A Hoboken restaurant takes its new menu inspiration from local resources and nova scotia flavors

I’m the kind of guy who says, ‘I’m gonna get in there and tinker with it and fix it,’” offered Ironstate real estate developer and W Hotel owner Michael Barry, while describing a time when he felt his hotel’s restaurant was wandering off track. He and the company that ran it wound up parting ways, which generated momentum for some fundamental shifts. With a new look, menu, and name (Halifax), it became “a completely new business,” said Barry, of which his brother David Barry is co-owner. “I redesigned the whole space….it was a fresh start.”

The brothers brought in renowned architects/planners Bentel & Bentel to redesign the Hoboken eatery’s interior. Highlights include soft, real moss covering a feature wall, while more greenery, including ferns, are behind a back wall. Tree bark was added as well.

“We chose plants native to the northeast landscape,” explained Michael, who added that floor-to-ceiling windows, common in northern climes to allow in as much precious light as possible, are a valued asset. Blonde woods were selected “in the northeast coastal ethos,” as he put it.

The overhaul was done with one notable provision: they kept the restaurant’s previous chef, Seadon Shouse.

“Seadon is from Nova Scotia, from a little town outside of Halifax,” said Michael. “He really has a strong ethos toward sustainability in his cooking.” And it’s this philosophy of local, sustainable, and fresh that informs the Halifax menu, as Shouse sources from farmers’ markets and purveyors in New Jersey, New York, and Connecticut. His menu also adheres closely to “items Shouse grew up eating in his mother’s kitchen….As many sustainable ingredients as possible,” explained the owner. “The idea is to try to stick to that mantra— mid-Atlantic up through Canada.” For example, he explained, “Seadon doesn’t want to serve tuna tartare because it’s not sustainable, and frankly, because it’s kind of commonplace.” And this is where the Shouse’s creativity really shines— when he heads off the common path. For the bar, he makes his own vermouth (“gallons of it,” emphasized Barry). For the dining room, he designed a menu that patrons find at once familiar and original. A few examples are beautiful pieces of fish accompanied with sea beans and deviled eggs served with smoked herring.

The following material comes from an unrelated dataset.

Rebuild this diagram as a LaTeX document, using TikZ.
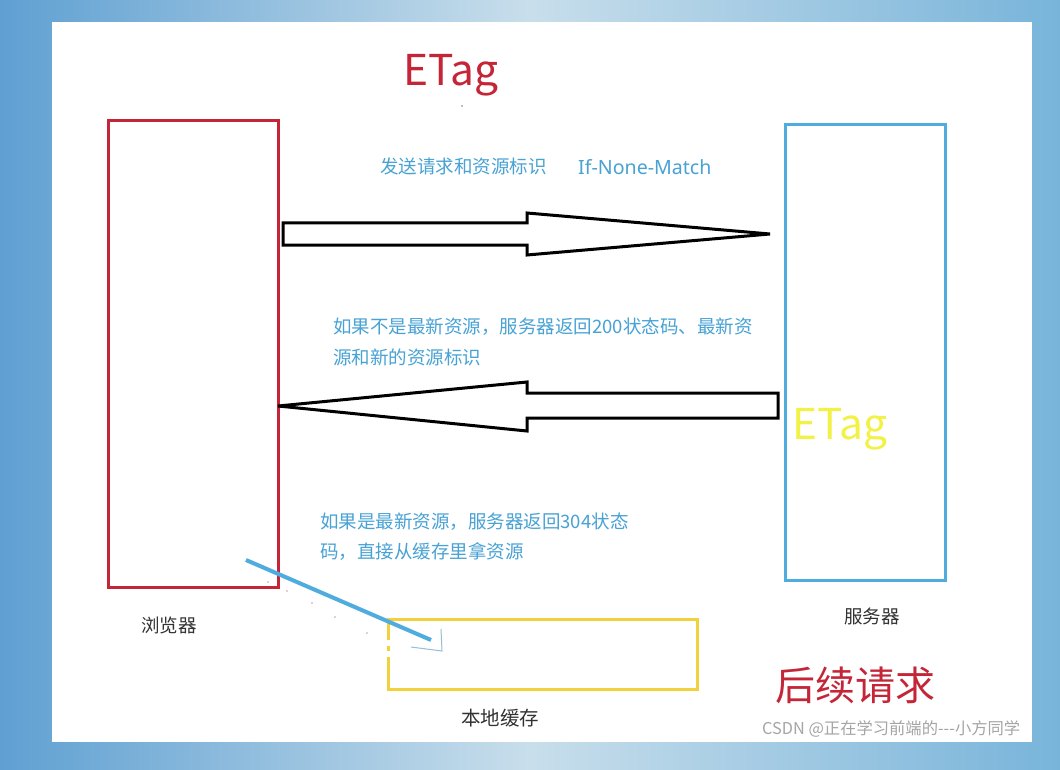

Not creative enough? Shouse also harvests, filters, and produces his own salt for the restaurant, from water he gathers in Montauk. “I use this salt to top our local, grass-fed butter that we serve for bread-and-butter service before the meal starts. I also use it as a finishing salt for a few dishes, including the New York Strip Steak,” the chef said.

“Things like that are really fun,” said Michael. “Seadon has a lot of great ideas like that…that’s the type of guy he is. The Atlantic is right there…and we’re buying salt from the supermarket?”

Halifax’s pastry chef is Stuart Marx, who Michael described as “world-class.” His analogous sensibility for working with local and seasonal treats fits the vision for the venue.

“That authenticity…the connection between the physical space and the menu is what makes Halifax stand out among other restaurants,” the owner offered. “We have something that’s truly special.”